Post by MeMyselfandI on Jan 26, 2015 12:38:46 GMT -5
My sister's husband is a sweetheart. He's perfect for her. My oldest brother's wife is great. We get sushi together when we can. My middle brother's wife is ok. I rarely see her as they live over an hour away and are a bit anti-social. My youngest brother's wife is nice. She's very young but she's a good fit for my brother. So luckily, all is good.
H's sisters are OK, but I don't care for his brother. My brothers wife is amazing and funny and gorgeous. Haha. I love her. I have one BIL that is OK, just very different and obnoxious sometimes. My other BIL is not a good person, and I cringe to think that he will be raising my nephews. I would be devastated if they are anything like him. We have no relationship at all since he started stealing from my family.
I like both of my SIL's fine but we're not close or anything. H is an only child. Now my ex SIL was legit BSC. Well, she still is. I try to never 'hate' anything or anyone. Except for her. Can.not.stand.
I like my sister's boyfriend ok. He is nice and likes my kids. Maybe not incredibly motivated but neither is my sister. I give props to anyone who can live with her.

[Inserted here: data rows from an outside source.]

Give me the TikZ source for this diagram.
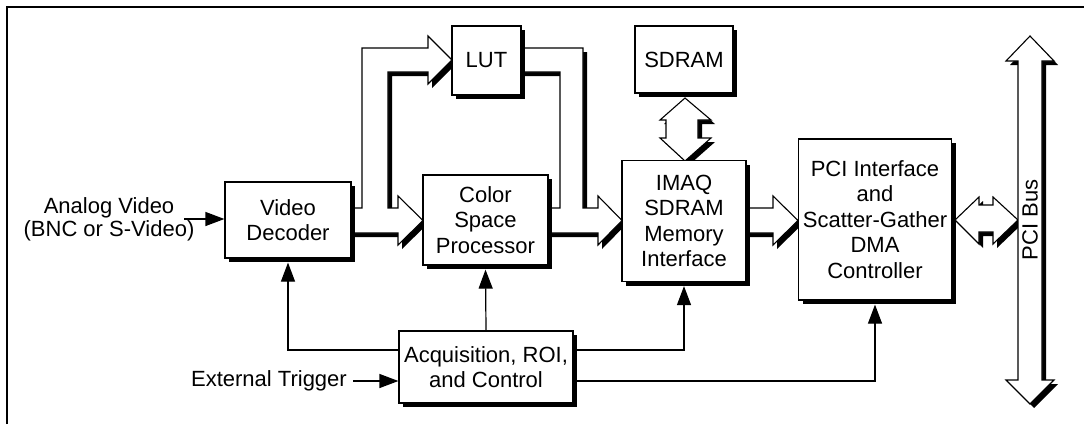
\documentclass[tikz,border=0pt]{standalone}
\usepackage{fontspec}
\setmainfont{Liberation Sans}
\usetikzlibrary{arrows.meta}
\newcommand\shbox[6]{%
  \fill[shad] (#2-#4/2+4,#3-#5/2+4) rectangle ++(#4,#5);
  \node[box, minimum width=#4pt, minimum height=#5pt] (#1) at (#2,#3) {#6};}
\newcommand\fatpath[1]{%
  \fill[shad,shift={(4,4)}] #1;
  \path[fat] #1;}
\begin{document}
\begin{tikzpicture}[x=1pt,y=-1pt,
  lbl/.style={font=\fontsize{22}{25.5}\selectfont, align=center, text=black},
  box/.style={lbl, draw=black, line width=1.2pt, fill=white, inner sep=0pt},
  shad/.style={fill=black},
  fat/.style={draw=black, line width=1.1pt, fill=white, line join=miter},
  ctl/.style={draw=black, line width=1.2pt, -{Triangle[length=19pt,width=14pt]}},
  frameline/.style={line width=2.2pt, line join=miter}]
\useasboundingbox (0,0) rectangle (1084,424);
\draw[frameline] (7,424) -- (7,7) -- (1084,7);

% fat arrows
\fatpath{(351,208) -- (362,208) -- (362,48) -- (428,48) -- (428,36) -- (452,60) -- (428,84) -- (428,72) -- (388,72) -- (388,208) -- (398,208) -- (398,196) -- (423,220.5) -- (398,245) -- (398,233) -- (351,233) -- cycle}
\fatpath{(521,48) -- (583,48) -- (583,208) -- (598,208) -- (598,196) -- (622,220.5) -- (598,245) -- (598,233) -- (548,233) -- (548,208) -- (560,208) -- (560,72) -- (521,72) -- cycle}
\fatpath{(746,208) -- (773,208) -- (773,196) -- (798,220.5) -- (773,245) -- (773,233) -- (746,233) -- cycle}
\fatpath{(685,98) -- (711,120) -- (698,120) -- (698,138) -- (711,138) -- (685,161) -- (660,138) -- (666,138) -- (666,120) -- (660,120) -- cycle}
\fatpath{(955,220) -- (979,197) -- (979,205) -- (993,205) -- (993,197) -- (1018,220) -- (993,244) -- (993,232) -- (979,232) -- (979,244) -- cycle}
\fatpath{(1030,36) -- (1054,61) -- (1042,61) -- (1042,380) -- (1054,380) -- (1030,404) -- (1006,380) -- (1018,380) -- (1018,61) -- (1006,61) -- cycle}
\node[lbl, rotate=90] (bus) at (1030,220) {PCI Bus};

% boxes
\shbox{vd}{288}{220}{126}{76}{Video\\Decoder}
\shbox{csp}{485.5}{220}{125}{90}{Color\\Space\\Processor}
\shbox{lut}{486.5}{60.5}{69}{69}{LUT}
\shbox{sdram}{684}{59.5}{98}{67}{SDRAM}
\shbox{imaq}{684}{221}{124}{121}{IMAQ\\SDRAM\\Memory\\Interface}
\shbox{pci}{875}{219.5}{153}{161}{PCI Interface\\and\\Scatter-Gather\\DMA\\Controller}
\shbox{acq}{486}{367}{174}{72}{Acquisition, ROI,\\and Control}

% inputs
\node[lbl, inner sep=0pt, font=\fontsize{22}{23}\selectfont] (analog) at (109,219) {Analog Video\\(BNC or S-Video)};
\coordinate (ain) at (184,219);
\draw[ctl] (ain) -- (vd.west |- ain);
\node[lbl, inner sep=0pt, anchor=east] (ext) at (347,381) {External Trigger};
\draw[ctl] ([xshift=6pt]ext.east) -- (acq.west |- ext.east);

% control lines
\draw[ctl] ([yshift=17pt]acq.west) -| ([yshift=-4pt]vd.south);
\draw[ctl] (acq.north) -- ([yshift=-4pt]csp.south);
\draw[ctl] ([yshift=17pt]acq.east) -| ([yshift=-4pt]imaq.south);
\draw[ctl] ([yshift=-14pt]acq.east) -| ([yshift=-4pt]pci.south);
\end{tikzpicture}
\end{document}
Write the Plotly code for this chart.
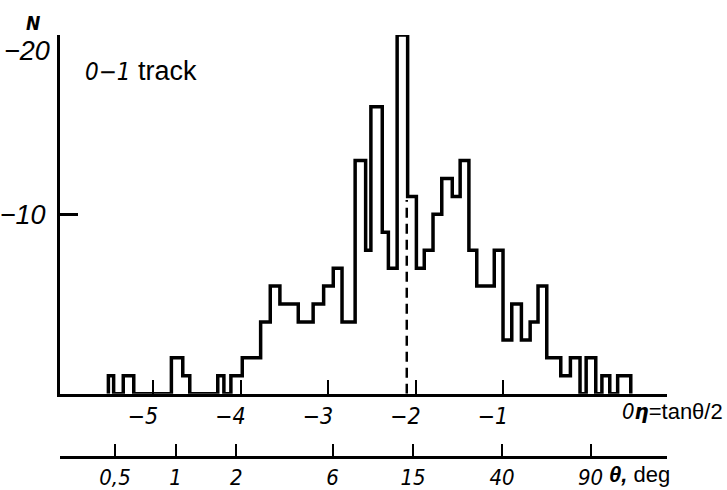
import numpy as np
import plotly.graph_objects as go

# ---- data ----
# step outline of the histogram: edges in eta units and counts in each segment
edges = [-5.51, -5.45, -5.34, -5.22, -4.79, -4.66, -4.58, -4.26, -4.19, -4.11,
         -3.98, -3.77, -3.66, -3.55, -3.34, -3.17, -3.05, -2.94, -2.84, -2.69,
         -2.57, -2.51, -2.38, -2.31, -2.21, -2.09, -1.99, -1.90, -1.80, -1.70,
         -1.58, -1.49, -1.39, -1.30, -1.10, -1.00, -0.90, -0.79, -0.69, -0.60,
         -0.50, -0.34, -0.23, -0.12, -0.05, 0.06, 0.13, 0.22, 0.31, 0.46]
counts = [1, 0, 1, 0, 2, 1, 0, 1, 0, 1,
          2, 4, 6, 5, 4, 5, 6, 7, 4, 13,
          8, 16, 9, 7, 20, 11, 7, 8, 10, 12,
          11, 13, 8, 6, 8, 3, 5, 3, 4, 6,
          2, 1, 2, 0, 2, 0, 1, 0, 1]

eta_ticks = [-5, -4, -3, -2, -1]
eta_ticklabels = ["−5", "−4", "−3", "−2", "−1"]
theta_deg = [0.5, 1, 2, 6, 15, 40, 90]
theta_labels = ["0,5", "1", "2", "6", "15", "40", "90"]
y_ticks = [10, 20]
y_ticklabels = ["−10", ""]
y_top_label = "−20"
mean_eta = -2.1
mean_top = 10.8
x_min, x_max = -6.063, 0.874
y_min, y_max = 0, 20

# ---- build outline ----
xs = [edges[0]]
ys = [0]
for i, c in enumerate(counts):
    xs += [edges[i], edges[i + 1]]
    ys += [c, c]
xs.append(edges[-1])
ys.append(0)

theta_eta = list(np.log(np.tan(np.radians(np.array(theta_deg)) / 2)))

NARROW = "Liberation Sans Narrow, DejaVu Sans Condensed, Roboto Condensed, Liberation Sans, sans-serif"
REG = "Liberation Sans, Arial, sans-serif"
NUM = dict(family=NARROW, size=23, color="black", style="italic")
YNUM = dict(family=REG, size=27, color="black", style="italic")

fig = go.Figure()
fig.add_trace(go.Scatter(x=xs, y=ys, mode="lines", line=dict(color="black", width=3.5),
                         cliponaxis=False, showlegend=False, hoverinfo="skip"))
fig.add_trace(go.Scatter(x=[mean_eta, mean_eta], y=[0, mean_top], mode="lines",
                         line=dict(color="black", width=2.5, dash="10px,6px"),
                         showlegend=False, hoverinfo="skip"))
fig.add_trace(go.Scatter(x=[x_min], y=[0], xaxis="x2", mode="markers",
                         marker=dict(opacity=0), showlegend=False, hoverinfo="skip"))

fig.update_layout(
    template="none",
    width=727, height=490,
    margin=dict(l=60, r=60, t=35, b=33),
    paper_bgcolor="white", plot_bgcolor="white",
    showlegend=False,
    xaxis=dict(range=[x_min, x_max], showline=True, linewidth=3, linecolor="black",
               ticks="inside", ticklen=14, tickwidth=2, tickcolor="black",
               tickvals=eta_ticks + [x_max], ticktext=eta_ticklabels + [""],
               tickfont=NUM, ticklabelshift=-10, showgrid=False, zeroline=False,
               anchor="y", automargin=False),
    xaxis2=dict(range=[x_min, x_max], overlaying="x", anchor="free", position=0,
                side="bottom", showline=True, linewidth=2.5, linecolor="black",
                ticks="inside", ticklen=12, tickwidth=2, tickcolor="black",
                tickvals=theta_eta, ticktext=theta_labels,
                tickfont=dict(family=NARROW, size=22, color="black", style="italic"),
                showgrid=False, zeroline=False, automargin=False),
    yaxis=dict(domain=[0.1500, 1], range=[y_min, y_max], showline=True, linewidth=3,
               linecolor="black", ticks="inside", ticklen=18, tickwidth=2.5,
               tickcolor="black", tickvals=y_ticks, ticktext=y_ticklabels,
               tickfont=YNUM, ticklabelstandoff=6,
               showgrid=False, zeroline=False, automargin=False),
)

fig.add_annotation(x=-0.044, y=1.028, xref="paper", yref="paper", showarrow=False,
                   xanchor="center", yanchor="middle",
                   text="<b><i>N</i></b>",
                   font=dict(family=NARROW, size=19, color="black"))
fig.add_annotation(x=-0.0132, y=0.963, xref="paper", yref="paper", showarrow=False,
                   xanchor="right", yanchor="middle", text=y_top_label, font=YNUM)
fig.add_annotation(x=-5.8, y=18.0, xref="x", yref="y", showarrow=False,
                   xanchor="left", yanchor="middle",
                   text=f"<span style='font-family:{NARROW};font-size:24px'><i>0−1</i></span> track",
                   font=dict(family=REG, size=27, color="black"))
fig.add_annotation(x=1.0955, y=0.109, xref="paper", yref="paper", showarrow=False,
                   xanchor="right", yanchor="middle",
                   text=f"<span style='font-family:{NARROW}'><i>0</i><b><i>η</i></b></span>=tanθ/2",
                   font=dict(family=REG, size=22, color="black"))
fig.add_annotation(x=0.19, y=-0.042, xref="x", yref="paper", showarrow=False,
                   xanchor="left", yanchor="middle",
                   text="<b><i>θ,</i></b> deg",
                   font=dict(family=REG, size=22, color="black"))

fig.write_html("out.html", config={"displayModeBar": False},
               post_script="document.body.style.margin='0px';"
                           "document.documentElement.style.margin='0px';")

My H has 3 siblings. I like both SILs, although the oldest one needs to relax a bit sometimes, and the other one can be a bit dramatic. My BIL . . . I don't like him much at all. He is a serial cheater, borderline abusive, and overall immature, who throws fits when he doesn't get his way. The only reason we spend time with him is to see our nephew.
Post by sparkythelawyer on Jan 26, 2015 12:45:30 GMT -5
Older sister's H is a pretty nice guy, but very quiet. It took a long time to get him to open up a bit, but now we have a good time when we are all together.

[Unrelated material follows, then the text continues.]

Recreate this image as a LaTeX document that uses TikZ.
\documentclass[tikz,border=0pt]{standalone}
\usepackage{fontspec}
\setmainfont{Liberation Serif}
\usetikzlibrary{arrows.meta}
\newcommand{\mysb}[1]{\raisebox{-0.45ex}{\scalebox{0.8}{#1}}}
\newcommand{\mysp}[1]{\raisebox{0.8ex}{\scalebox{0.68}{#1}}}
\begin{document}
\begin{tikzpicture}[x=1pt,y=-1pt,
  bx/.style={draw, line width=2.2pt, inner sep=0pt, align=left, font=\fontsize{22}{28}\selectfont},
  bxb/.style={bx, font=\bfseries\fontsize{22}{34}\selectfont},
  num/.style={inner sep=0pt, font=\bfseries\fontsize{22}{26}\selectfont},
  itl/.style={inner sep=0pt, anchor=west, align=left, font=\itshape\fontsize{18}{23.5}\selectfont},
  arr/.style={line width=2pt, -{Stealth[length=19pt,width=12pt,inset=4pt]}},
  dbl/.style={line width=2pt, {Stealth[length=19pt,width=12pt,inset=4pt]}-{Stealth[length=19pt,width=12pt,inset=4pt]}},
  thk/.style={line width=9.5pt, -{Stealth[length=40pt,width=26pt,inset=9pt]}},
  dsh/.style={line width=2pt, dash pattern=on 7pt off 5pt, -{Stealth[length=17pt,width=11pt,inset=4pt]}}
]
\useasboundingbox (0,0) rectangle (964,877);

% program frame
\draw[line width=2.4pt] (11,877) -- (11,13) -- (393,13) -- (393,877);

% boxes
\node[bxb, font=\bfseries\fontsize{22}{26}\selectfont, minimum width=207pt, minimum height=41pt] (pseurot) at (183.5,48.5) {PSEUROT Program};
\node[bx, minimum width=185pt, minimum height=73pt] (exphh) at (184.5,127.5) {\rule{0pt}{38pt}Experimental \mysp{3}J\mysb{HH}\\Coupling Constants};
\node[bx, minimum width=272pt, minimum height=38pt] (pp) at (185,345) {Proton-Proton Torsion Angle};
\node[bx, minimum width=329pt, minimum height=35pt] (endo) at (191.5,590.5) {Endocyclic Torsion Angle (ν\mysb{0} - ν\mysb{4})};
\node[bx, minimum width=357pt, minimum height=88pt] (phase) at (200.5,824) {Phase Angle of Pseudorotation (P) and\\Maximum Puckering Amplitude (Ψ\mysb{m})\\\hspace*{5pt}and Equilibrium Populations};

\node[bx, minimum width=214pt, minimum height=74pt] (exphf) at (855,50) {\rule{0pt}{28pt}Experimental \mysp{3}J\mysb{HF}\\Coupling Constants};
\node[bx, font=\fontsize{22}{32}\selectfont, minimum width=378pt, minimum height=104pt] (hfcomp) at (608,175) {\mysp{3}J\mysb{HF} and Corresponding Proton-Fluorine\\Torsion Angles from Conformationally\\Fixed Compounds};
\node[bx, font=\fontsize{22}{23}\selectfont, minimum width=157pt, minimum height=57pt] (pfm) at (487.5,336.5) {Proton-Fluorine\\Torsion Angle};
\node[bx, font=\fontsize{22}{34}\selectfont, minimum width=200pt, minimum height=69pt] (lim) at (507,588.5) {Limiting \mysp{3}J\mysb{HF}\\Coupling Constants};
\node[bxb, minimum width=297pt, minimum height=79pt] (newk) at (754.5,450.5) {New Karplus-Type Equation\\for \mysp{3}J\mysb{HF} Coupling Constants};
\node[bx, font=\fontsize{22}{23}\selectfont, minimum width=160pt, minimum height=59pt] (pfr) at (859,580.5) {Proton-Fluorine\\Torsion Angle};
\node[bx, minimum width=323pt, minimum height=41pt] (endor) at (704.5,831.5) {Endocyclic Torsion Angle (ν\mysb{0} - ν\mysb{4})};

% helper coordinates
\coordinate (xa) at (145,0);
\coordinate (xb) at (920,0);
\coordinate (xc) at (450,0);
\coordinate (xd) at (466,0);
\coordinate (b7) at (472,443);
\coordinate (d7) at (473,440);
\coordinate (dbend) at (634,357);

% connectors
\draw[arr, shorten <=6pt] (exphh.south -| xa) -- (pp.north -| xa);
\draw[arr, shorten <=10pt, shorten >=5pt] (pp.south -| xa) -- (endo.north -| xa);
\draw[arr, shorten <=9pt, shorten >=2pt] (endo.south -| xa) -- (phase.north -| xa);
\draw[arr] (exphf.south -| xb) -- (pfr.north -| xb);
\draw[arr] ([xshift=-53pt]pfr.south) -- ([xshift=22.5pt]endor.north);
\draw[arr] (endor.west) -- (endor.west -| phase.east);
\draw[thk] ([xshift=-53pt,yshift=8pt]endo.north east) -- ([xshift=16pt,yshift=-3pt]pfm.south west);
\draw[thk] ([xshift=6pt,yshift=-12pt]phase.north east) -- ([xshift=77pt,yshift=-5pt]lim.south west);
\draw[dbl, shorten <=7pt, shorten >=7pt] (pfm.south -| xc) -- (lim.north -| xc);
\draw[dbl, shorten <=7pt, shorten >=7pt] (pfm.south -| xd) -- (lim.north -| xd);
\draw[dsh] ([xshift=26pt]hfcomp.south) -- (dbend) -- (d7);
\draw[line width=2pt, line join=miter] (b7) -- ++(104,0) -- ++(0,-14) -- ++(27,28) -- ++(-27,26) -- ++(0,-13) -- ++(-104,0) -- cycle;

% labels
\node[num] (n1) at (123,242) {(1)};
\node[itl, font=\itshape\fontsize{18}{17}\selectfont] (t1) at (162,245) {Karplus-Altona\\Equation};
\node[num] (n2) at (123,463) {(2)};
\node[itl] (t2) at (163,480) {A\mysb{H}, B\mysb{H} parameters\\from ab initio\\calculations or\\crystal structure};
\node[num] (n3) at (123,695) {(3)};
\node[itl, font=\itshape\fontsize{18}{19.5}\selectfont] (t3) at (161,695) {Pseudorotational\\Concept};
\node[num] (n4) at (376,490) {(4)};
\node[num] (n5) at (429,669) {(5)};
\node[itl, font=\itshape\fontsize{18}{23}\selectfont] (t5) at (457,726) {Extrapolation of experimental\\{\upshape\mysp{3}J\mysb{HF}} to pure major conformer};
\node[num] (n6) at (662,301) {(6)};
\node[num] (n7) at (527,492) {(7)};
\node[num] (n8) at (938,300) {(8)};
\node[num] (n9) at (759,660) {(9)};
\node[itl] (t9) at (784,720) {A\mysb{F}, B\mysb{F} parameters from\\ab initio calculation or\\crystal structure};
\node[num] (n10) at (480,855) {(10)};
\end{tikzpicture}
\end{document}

I used to love younger sister's husband. Then I figured out he really doesn't like me very much. Now we're nice at family events, but that's about it.
Yes, I really like my BIL. I also like his wife, but we aren't particularly close. They just got married in August, so hopefully as time goes on we'll get closer.
None of my siblings are married yet. I love my stepbrother's girlfriend, though.
I like my BIL (Dhs brother). His longtime girlfriend? (at least 17 years) she's highly annoying. I just spent a lot of this weekend with her and I'm more than happy to be away from her.
I honestly believe that my sister's husband is mentally off. He hates my guts because he is convinced that I am out to break his marriage with my sister, and has made up several stories to back up this claim. The scary part is that he really believes these stories he made up. He doesn't think that him giving my sister the silent treatment for 6 months has anything to do with their unhappy married life, he believes that I advised my sister to be upset about the silent treatment and so it is my fault they are unhappy. I really tried not to take it personally because he seems to have a problem with every woman in his life. He sees women as all bad and men as all good. It is truly mind boggling.